Given task:
What are the lines from the one with "Write a component" through the one with "const thresholdY = [9.879, 8.233];", inclusive? Output them exactly, and leave out the pictures.

[Code that draws figures]

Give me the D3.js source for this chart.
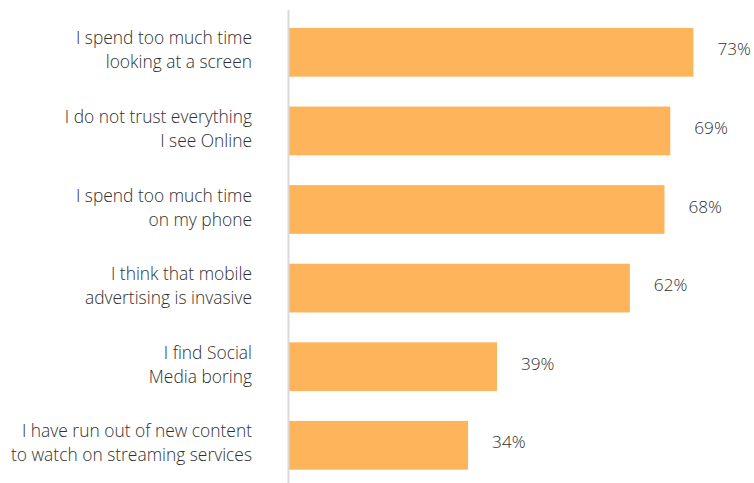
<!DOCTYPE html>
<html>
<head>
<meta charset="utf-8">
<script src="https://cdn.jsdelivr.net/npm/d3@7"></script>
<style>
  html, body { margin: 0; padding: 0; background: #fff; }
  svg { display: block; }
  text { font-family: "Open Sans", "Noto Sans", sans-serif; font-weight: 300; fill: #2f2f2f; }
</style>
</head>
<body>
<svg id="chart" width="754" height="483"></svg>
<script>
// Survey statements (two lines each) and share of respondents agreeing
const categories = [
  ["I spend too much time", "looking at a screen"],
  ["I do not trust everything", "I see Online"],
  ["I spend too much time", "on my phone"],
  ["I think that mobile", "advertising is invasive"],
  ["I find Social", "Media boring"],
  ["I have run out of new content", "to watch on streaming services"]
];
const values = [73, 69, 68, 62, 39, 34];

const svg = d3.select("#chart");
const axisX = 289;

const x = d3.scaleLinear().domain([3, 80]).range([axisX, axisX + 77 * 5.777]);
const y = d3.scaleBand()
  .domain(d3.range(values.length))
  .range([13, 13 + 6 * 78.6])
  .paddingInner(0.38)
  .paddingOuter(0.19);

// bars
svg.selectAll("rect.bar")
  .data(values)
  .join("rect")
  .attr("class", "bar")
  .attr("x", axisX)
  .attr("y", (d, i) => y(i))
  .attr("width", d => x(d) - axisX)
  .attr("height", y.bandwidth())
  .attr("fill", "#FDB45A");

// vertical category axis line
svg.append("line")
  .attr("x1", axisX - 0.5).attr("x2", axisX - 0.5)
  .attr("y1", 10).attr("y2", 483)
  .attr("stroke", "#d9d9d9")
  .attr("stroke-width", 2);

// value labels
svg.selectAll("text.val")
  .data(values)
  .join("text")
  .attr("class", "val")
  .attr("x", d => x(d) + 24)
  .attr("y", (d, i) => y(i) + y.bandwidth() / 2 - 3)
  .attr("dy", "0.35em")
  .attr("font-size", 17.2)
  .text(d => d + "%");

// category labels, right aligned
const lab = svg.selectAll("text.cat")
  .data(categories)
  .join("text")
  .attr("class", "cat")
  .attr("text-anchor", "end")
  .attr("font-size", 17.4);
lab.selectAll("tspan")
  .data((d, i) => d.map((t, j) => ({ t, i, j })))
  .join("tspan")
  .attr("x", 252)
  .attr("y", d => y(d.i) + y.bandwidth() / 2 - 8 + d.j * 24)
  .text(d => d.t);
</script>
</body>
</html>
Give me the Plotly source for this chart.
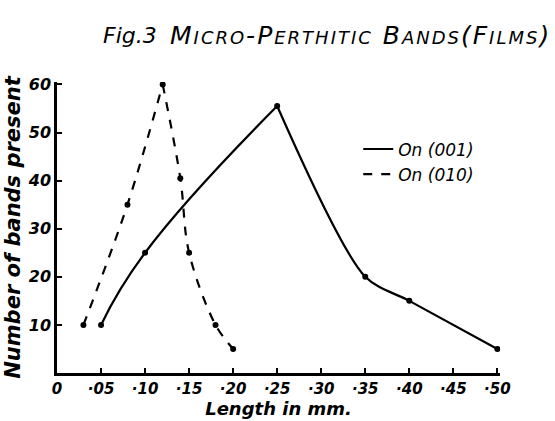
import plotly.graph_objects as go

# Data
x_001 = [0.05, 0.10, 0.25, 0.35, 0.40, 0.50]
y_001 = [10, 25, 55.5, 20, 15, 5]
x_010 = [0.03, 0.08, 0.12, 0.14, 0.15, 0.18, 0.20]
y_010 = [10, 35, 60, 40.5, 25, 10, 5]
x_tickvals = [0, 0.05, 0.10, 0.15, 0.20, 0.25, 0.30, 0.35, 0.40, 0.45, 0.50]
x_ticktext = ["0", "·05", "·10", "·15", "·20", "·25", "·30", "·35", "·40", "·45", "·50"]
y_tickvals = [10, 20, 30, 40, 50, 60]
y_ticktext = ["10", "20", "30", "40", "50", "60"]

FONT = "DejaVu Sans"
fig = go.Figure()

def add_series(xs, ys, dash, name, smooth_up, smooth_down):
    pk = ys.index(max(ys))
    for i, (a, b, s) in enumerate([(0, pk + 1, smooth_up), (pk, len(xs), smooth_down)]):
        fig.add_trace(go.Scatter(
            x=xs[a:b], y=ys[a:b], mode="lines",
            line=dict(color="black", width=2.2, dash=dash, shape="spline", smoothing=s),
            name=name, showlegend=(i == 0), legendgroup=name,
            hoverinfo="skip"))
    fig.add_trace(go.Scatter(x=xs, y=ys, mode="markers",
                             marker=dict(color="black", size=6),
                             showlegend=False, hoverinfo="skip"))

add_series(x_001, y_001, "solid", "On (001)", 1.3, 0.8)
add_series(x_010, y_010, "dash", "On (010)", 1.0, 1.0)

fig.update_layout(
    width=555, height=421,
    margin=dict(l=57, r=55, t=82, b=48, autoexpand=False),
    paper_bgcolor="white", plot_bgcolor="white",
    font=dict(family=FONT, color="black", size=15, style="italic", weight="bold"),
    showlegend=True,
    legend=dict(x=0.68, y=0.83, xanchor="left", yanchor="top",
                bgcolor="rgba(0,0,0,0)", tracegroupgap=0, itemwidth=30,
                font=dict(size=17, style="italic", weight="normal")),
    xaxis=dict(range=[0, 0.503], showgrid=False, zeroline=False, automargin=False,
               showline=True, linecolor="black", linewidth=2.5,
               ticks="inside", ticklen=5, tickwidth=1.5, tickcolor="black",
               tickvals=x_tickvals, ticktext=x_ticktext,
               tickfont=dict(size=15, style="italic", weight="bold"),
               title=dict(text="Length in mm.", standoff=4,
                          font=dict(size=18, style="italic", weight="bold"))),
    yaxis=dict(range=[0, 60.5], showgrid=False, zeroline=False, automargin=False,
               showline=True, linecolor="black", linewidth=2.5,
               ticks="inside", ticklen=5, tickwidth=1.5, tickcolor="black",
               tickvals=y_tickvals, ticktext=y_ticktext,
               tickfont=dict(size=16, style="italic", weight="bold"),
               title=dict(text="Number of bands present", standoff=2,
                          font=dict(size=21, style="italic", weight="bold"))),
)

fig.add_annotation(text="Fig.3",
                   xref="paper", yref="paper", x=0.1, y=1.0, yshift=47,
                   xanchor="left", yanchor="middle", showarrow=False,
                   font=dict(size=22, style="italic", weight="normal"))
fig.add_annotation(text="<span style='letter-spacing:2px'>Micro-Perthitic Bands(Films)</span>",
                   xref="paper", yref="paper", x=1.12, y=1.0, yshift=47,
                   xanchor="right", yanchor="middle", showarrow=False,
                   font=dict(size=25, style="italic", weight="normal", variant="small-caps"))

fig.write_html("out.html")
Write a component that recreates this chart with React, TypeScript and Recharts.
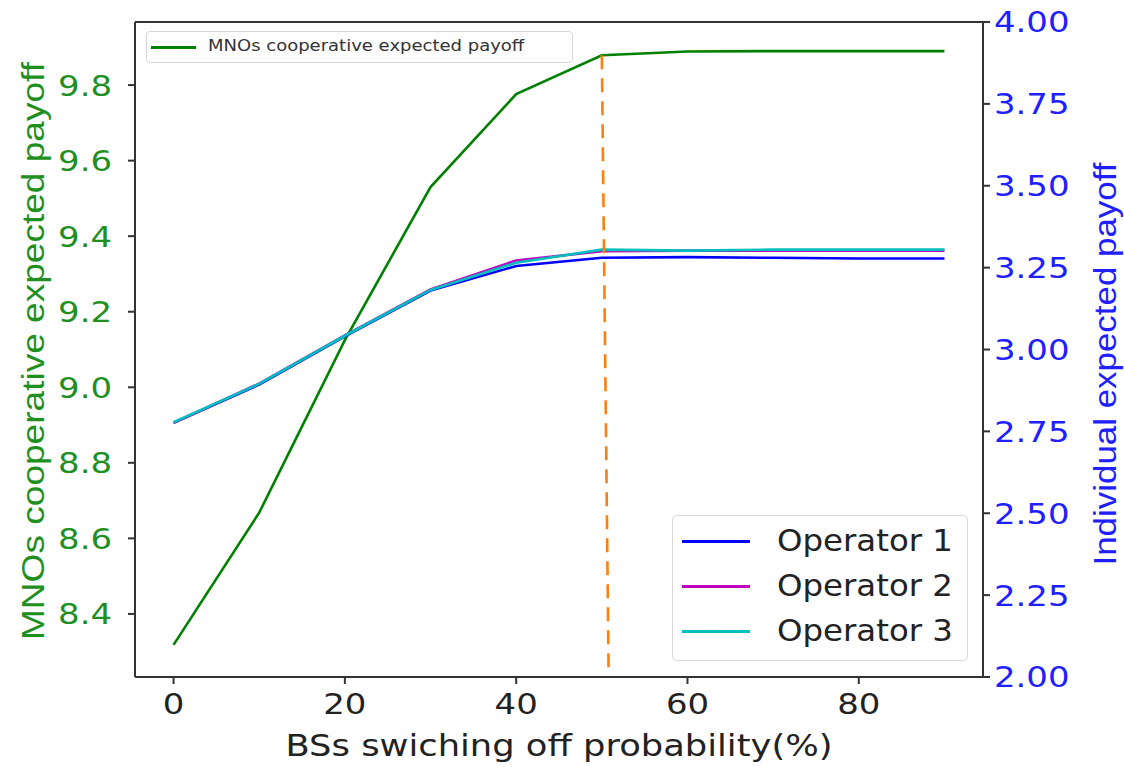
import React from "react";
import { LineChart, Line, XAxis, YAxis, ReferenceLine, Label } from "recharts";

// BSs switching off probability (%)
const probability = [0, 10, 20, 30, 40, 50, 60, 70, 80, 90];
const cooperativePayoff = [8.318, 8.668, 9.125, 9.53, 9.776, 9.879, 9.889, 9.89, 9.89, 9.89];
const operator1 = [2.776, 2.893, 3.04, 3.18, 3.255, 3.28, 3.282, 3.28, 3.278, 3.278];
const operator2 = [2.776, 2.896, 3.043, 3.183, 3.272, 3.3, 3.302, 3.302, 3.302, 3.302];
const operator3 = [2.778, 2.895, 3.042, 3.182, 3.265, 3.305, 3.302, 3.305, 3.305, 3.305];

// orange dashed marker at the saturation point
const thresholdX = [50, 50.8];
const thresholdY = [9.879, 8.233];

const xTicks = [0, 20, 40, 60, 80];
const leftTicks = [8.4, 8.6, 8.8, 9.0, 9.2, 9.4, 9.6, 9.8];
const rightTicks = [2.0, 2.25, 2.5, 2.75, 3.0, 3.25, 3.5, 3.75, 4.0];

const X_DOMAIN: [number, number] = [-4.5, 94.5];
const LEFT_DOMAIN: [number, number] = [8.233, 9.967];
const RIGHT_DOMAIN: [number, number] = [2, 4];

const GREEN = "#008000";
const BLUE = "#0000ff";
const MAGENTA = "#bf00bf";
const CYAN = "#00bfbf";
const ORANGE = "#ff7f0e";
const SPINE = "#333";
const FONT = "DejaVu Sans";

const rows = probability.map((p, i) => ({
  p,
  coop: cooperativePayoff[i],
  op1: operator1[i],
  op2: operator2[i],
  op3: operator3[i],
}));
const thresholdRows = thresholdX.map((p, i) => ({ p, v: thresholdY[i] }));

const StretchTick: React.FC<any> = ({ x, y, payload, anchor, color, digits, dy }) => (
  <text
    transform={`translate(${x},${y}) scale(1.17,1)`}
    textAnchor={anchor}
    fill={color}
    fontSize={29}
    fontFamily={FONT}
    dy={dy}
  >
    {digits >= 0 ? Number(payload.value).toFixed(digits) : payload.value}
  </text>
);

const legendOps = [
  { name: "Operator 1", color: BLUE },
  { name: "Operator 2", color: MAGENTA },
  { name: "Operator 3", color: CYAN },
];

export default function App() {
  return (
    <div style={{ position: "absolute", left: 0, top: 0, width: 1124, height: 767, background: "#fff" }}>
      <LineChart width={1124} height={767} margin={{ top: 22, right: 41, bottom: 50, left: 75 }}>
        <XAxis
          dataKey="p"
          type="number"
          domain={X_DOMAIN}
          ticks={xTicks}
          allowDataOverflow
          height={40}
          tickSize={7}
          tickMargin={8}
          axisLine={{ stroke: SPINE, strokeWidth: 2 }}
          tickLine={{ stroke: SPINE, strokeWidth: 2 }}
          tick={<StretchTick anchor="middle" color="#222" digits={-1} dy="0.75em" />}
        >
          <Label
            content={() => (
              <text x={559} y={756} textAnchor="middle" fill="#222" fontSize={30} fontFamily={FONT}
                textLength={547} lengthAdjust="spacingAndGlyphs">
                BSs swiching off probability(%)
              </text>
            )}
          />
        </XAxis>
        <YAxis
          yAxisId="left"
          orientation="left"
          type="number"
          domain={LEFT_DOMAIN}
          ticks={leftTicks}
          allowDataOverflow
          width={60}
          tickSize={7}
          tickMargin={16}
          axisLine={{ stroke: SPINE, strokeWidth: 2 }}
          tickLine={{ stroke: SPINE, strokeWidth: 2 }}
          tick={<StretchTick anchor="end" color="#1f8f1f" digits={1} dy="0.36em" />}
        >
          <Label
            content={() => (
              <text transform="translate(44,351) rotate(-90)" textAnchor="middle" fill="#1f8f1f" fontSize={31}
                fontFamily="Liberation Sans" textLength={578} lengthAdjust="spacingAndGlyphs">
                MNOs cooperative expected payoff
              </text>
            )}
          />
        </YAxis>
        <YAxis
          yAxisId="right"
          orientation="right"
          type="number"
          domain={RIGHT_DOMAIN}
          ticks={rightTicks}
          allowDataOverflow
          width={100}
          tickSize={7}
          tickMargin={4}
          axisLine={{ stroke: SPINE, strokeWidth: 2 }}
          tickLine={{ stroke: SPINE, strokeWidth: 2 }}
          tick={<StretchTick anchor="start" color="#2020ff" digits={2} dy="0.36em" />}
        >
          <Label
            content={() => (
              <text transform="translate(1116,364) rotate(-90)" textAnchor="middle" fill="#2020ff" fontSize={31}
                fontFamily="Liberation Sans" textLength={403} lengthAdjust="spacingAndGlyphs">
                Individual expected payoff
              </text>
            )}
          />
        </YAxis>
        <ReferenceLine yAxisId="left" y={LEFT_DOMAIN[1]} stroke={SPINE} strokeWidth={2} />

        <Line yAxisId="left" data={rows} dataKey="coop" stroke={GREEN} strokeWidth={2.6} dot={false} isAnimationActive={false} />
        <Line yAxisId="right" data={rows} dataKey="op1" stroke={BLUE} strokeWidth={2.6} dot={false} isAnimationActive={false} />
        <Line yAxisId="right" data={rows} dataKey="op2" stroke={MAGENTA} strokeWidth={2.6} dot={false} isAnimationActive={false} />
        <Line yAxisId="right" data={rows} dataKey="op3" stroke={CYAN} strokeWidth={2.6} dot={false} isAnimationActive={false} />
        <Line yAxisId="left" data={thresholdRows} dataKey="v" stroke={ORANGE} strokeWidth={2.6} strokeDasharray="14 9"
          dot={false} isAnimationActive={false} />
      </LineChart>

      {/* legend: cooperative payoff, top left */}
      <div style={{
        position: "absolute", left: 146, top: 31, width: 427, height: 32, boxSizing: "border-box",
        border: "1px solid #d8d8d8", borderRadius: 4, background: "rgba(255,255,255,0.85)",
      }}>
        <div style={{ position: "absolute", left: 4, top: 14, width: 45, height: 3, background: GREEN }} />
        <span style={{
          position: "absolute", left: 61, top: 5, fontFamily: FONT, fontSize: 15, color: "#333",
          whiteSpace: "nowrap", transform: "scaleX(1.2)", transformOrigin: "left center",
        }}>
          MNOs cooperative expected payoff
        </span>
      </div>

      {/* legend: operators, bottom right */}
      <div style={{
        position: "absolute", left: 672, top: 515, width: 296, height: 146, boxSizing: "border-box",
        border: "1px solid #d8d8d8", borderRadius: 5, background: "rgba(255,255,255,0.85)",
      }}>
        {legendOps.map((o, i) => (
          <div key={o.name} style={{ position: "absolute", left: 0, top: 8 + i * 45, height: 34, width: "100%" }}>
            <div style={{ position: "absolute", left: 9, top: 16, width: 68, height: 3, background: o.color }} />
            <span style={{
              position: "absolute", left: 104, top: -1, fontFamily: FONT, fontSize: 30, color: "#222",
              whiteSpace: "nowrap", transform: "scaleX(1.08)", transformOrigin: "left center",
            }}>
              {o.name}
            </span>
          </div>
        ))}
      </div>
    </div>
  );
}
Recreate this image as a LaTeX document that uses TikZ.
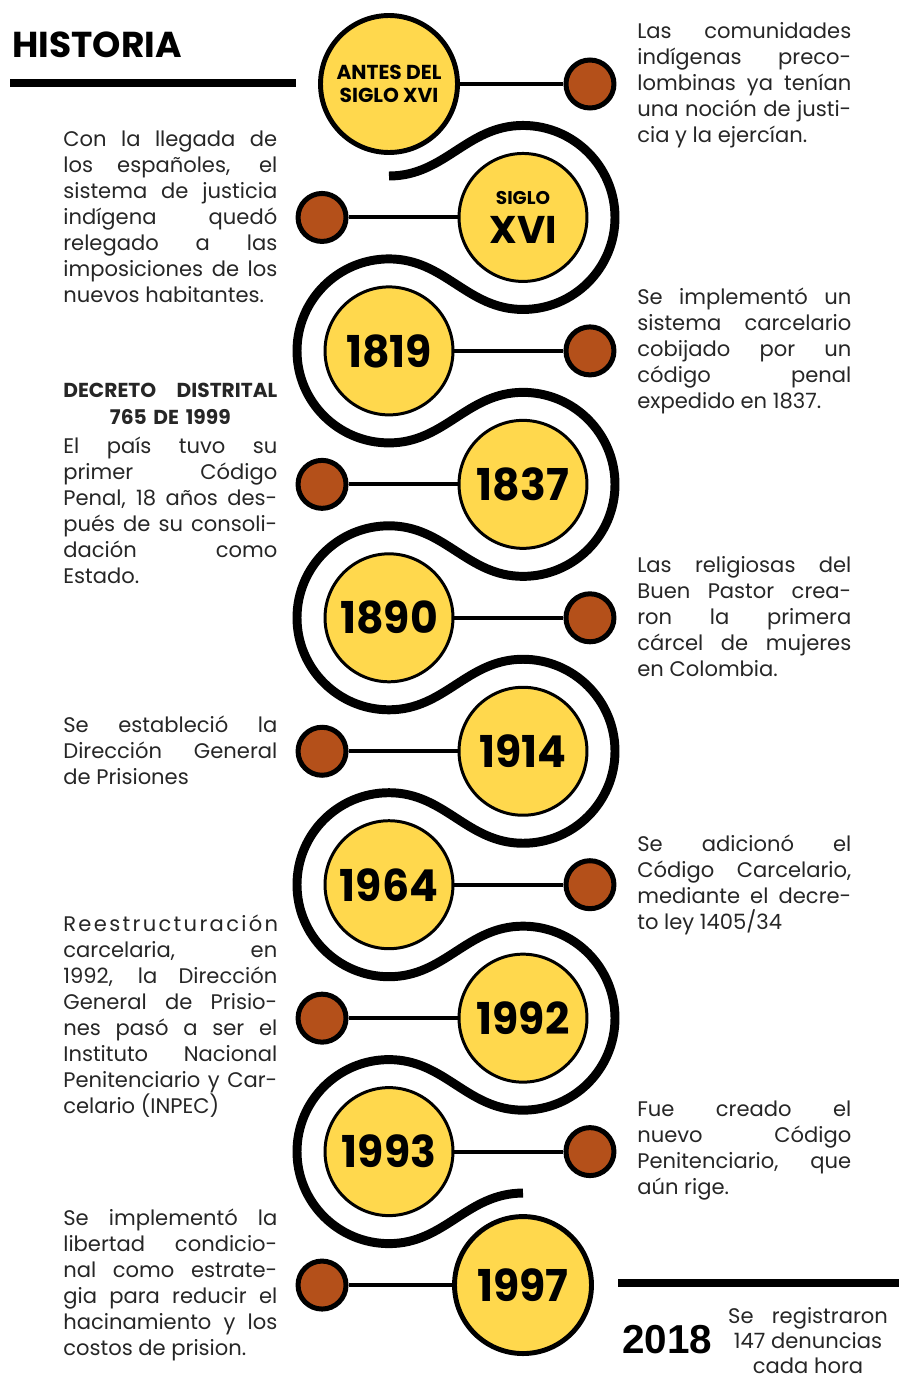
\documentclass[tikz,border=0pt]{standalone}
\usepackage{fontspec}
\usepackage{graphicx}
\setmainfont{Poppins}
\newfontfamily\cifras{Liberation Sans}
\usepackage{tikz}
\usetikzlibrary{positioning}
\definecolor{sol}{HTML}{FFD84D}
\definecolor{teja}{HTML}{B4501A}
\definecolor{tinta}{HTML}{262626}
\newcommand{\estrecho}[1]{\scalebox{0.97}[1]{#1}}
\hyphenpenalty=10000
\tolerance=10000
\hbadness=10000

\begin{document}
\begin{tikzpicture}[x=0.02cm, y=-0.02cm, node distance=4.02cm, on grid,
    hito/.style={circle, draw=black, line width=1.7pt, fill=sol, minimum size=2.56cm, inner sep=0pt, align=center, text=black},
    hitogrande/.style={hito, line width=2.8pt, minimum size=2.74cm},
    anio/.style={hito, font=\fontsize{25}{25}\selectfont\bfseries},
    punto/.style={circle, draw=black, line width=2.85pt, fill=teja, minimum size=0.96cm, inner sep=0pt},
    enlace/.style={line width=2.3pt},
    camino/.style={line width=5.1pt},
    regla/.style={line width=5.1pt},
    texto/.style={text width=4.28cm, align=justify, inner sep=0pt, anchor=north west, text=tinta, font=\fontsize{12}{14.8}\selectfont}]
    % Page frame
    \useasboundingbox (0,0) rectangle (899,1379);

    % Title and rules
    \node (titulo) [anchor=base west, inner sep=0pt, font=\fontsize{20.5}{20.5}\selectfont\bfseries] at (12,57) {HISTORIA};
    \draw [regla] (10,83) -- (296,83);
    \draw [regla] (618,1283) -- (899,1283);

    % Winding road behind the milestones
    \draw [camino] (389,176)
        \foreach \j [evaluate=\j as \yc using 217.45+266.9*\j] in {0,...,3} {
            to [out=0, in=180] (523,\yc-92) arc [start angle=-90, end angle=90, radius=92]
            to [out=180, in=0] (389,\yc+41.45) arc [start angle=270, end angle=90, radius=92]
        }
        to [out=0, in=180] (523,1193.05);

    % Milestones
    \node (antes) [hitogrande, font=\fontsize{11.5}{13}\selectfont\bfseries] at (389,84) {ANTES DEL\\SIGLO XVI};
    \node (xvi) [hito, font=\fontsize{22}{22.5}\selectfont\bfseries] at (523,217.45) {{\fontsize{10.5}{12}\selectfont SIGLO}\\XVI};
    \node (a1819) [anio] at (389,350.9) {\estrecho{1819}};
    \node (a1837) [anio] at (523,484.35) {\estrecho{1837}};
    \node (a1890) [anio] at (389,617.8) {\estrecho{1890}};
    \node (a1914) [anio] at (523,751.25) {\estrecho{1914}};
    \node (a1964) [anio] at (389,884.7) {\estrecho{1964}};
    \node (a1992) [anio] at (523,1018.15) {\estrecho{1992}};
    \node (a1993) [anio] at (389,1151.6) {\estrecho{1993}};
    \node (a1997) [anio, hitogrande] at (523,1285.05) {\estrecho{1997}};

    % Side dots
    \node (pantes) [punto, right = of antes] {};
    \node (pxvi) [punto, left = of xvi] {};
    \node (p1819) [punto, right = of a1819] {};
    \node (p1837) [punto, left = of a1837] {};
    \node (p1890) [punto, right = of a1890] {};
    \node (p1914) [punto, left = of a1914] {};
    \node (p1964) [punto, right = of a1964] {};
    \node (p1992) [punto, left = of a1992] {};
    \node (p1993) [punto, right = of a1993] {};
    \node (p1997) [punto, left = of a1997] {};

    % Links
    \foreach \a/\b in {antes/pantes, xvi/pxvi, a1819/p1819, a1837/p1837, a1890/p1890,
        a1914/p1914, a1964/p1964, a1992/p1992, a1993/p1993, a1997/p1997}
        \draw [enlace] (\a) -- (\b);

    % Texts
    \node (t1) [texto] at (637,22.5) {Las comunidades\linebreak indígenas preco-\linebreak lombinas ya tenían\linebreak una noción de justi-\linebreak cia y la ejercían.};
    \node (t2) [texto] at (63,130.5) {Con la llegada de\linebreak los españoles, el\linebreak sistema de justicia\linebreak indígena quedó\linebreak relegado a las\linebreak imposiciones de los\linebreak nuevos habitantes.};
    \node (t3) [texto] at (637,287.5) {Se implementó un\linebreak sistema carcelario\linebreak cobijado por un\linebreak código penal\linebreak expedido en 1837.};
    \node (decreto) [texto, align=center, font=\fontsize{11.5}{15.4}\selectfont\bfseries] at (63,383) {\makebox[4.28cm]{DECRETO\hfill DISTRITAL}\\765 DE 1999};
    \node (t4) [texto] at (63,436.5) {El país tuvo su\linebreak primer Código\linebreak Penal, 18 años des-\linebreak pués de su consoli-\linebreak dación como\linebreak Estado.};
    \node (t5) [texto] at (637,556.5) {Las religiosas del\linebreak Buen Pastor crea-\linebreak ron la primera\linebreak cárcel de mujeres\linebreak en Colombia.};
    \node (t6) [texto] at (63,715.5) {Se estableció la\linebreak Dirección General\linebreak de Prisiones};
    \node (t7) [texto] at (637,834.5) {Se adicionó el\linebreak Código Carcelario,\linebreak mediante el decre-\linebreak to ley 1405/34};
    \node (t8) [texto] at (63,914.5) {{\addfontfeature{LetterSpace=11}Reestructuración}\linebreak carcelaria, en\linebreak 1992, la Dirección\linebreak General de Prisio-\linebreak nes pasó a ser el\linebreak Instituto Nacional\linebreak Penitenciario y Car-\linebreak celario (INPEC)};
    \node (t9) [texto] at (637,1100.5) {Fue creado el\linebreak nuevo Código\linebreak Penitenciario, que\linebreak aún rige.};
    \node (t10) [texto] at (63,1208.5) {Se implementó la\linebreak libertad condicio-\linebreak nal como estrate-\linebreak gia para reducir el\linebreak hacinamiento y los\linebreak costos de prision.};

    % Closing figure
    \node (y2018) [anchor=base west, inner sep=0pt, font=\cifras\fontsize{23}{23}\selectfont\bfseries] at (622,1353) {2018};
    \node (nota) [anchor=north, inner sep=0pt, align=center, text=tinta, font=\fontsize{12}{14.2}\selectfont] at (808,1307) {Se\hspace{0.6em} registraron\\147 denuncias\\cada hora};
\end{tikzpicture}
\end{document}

Exercise output:
Write a component that recreates this chart with React, TypeScript and Recharts.
import React from "react";
import { LineChart, Line, XAxis, YAxis, ReferenceLine, Label } from "recharts";

// BSs switching off probability (%)
const probability = [0, 10, 20, 30, 40, 50, 60, 70, 80, 90];
const cooperativePayoff = [8.318, 8.668, 9.125, 9.53, 9.776, 9.879, 9.889, 9.89, 9.89, 9.89];
const operator1 = [2.776, 2.893, 3.04, 3.18, 3.255, 3.28, 3.282, 3.28, 3.278, 3.278];
const operator2 = [2.776, 2.896, 3.043, 3.183, 3.272, 3.3, 3.302, 3.302, 3.302, 3.302];
const operator3 = [2.778, 2.895, 3.042, 3.182, 3.265, 3.305, 3.302, 3.305, 3.305, 3.305];

// orange dashed marker at the saturation point
const thresholdX = [50, 50.8];
const thresholdY = [9.879, 8.233];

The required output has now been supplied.